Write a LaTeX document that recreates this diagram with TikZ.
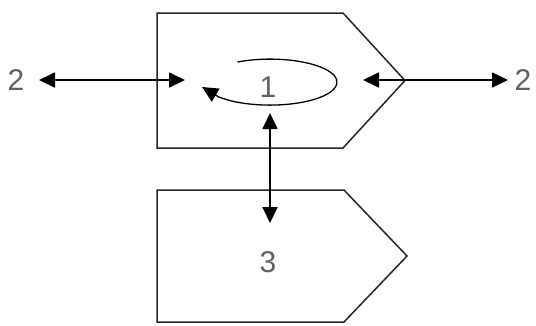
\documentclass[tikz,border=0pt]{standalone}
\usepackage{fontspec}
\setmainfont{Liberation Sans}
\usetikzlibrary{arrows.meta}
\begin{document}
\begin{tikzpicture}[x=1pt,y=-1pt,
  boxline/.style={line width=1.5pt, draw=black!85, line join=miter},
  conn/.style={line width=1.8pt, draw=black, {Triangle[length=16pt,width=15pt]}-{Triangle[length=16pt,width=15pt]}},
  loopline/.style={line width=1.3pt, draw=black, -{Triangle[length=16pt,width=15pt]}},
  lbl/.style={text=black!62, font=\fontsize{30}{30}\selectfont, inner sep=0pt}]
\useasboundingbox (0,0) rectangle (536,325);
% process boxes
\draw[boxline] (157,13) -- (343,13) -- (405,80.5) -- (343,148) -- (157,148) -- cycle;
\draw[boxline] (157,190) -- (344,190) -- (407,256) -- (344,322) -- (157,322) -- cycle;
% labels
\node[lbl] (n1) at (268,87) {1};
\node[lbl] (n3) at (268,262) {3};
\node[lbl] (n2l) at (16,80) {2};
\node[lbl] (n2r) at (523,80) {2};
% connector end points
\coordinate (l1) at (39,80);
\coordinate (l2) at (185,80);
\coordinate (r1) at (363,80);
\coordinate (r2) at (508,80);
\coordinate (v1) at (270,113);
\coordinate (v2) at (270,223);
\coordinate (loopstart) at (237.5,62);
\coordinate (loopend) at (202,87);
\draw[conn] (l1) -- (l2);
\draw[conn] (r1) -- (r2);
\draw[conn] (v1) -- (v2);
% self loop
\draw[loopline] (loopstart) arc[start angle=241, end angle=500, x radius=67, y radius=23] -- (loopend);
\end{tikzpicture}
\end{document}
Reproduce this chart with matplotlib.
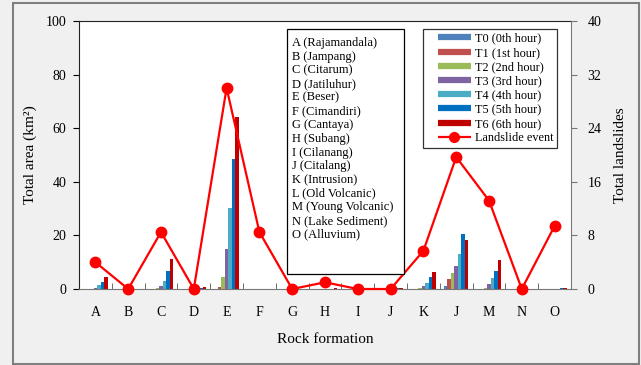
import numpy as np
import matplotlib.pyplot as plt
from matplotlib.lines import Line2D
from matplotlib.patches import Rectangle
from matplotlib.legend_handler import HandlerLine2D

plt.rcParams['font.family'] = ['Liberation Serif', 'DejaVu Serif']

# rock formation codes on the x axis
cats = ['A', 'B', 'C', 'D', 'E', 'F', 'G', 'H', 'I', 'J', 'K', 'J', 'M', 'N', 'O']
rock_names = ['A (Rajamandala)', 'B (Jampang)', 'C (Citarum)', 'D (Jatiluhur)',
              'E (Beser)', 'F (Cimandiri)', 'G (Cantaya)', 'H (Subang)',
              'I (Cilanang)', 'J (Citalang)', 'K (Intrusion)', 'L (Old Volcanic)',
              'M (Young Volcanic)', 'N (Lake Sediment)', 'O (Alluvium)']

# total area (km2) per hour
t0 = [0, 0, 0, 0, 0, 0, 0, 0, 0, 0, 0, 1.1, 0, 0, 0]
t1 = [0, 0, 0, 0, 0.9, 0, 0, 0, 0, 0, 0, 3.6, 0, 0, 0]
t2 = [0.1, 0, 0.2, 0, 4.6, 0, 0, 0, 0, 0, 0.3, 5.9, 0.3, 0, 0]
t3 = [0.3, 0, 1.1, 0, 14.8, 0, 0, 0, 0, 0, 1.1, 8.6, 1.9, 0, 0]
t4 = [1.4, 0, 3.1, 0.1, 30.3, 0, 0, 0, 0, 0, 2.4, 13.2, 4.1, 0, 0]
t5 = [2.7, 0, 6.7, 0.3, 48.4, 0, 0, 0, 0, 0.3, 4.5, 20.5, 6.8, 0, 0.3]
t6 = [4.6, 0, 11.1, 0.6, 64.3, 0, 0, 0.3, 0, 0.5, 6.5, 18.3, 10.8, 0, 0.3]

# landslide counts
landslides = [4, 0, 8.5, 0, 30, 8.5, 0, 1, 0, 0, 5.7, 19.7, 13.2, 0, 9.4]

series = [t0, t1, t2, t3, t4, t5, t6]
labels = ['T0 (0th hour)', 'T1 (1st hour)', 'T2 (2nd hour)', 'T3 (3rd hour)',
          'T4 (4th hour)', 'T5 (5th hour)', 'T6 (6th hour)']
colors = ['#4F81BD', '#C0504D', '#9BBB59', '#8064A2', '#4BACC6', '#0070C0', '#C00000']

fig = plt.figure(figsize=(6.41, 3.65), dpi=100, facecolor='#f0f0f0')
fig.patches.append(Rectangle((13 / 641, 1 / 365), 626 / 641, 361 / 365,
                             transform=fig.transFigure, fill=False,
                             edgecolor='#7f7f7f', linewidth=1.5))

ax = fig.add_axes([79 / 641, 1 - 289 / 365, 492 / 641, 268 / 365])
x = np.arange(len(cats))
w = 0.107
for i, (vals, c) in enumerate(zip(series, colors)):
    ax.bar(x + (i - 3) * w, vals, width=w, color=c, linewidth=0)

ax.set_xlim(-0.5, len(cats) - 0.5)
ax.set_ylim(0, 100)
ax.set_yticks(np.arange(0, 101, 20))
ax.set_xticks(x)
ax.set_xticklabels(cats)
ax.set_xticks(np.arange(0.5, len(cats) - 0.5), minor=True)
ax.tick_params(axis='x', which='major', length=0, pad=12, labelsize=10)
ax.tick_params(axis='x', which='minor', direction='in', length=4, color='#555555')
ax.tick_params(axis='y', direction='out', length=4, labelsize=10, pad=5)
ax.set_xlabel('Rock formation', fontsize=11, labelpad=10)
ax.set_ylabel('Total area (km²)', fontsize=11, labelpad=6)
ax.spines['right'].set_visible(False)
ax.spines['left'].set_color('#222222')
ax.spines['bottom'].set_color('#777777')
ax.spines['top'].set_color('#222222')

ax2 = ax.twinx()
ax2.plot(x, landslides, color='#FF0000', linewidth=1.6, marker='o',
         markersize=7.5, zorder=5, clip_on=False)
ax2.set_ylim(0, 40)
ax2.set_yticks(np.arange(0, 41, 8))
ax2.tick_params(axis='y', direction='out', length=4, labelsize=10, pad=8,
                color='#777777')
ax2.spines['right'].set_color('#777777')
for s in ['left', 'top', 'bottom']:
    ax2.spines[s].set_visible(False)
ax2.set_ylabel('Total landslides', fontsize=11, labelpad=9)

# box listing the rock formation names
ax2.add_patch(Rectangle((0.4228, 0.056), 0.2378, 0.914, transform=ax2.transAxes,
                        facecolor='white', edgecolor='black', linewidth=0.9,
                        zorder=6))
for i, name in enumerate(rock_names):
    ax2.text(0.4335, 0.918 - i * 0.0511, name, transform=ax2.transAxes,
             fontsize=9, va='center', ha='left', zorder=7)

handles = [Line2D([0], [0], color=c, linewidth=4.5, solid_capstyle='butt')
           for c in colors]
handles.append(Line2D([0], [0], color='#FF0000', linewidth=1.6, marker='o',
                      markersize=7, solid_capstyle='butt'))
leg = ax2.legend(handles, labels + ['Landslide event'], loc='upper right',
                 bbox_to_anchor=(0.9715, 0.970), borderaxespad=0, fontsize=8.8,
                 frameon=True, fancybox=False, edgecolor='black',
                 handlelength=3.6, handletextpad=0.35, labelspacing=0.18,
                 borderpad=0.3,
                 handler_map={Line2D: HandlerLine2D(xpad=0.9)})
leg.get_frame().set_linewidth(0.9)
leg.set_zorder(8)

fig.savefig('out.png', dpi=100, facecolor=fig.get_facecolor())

════════════════

▸ Task goal
Transcribe, exactly as written, the lines starting at the one with "Reproduce this chart with matplotlib." and ending at the one with "plt.rcParams['font.family'] = ['Liberation", and nothing more. Pictures are not part of the copy.

▸ Correct output
Reproduce this chart with matplotlib.
import numpy as np
import matplotlib.pyplot as plt
from matplotlib.lines import Line2D
from matplotlib.patches import Rectangle
from matplotlib.legend_handler import HandlerLine2D

plt.rcParams['font.family'] = ['Liberation Serif', 'DejaVu Serif']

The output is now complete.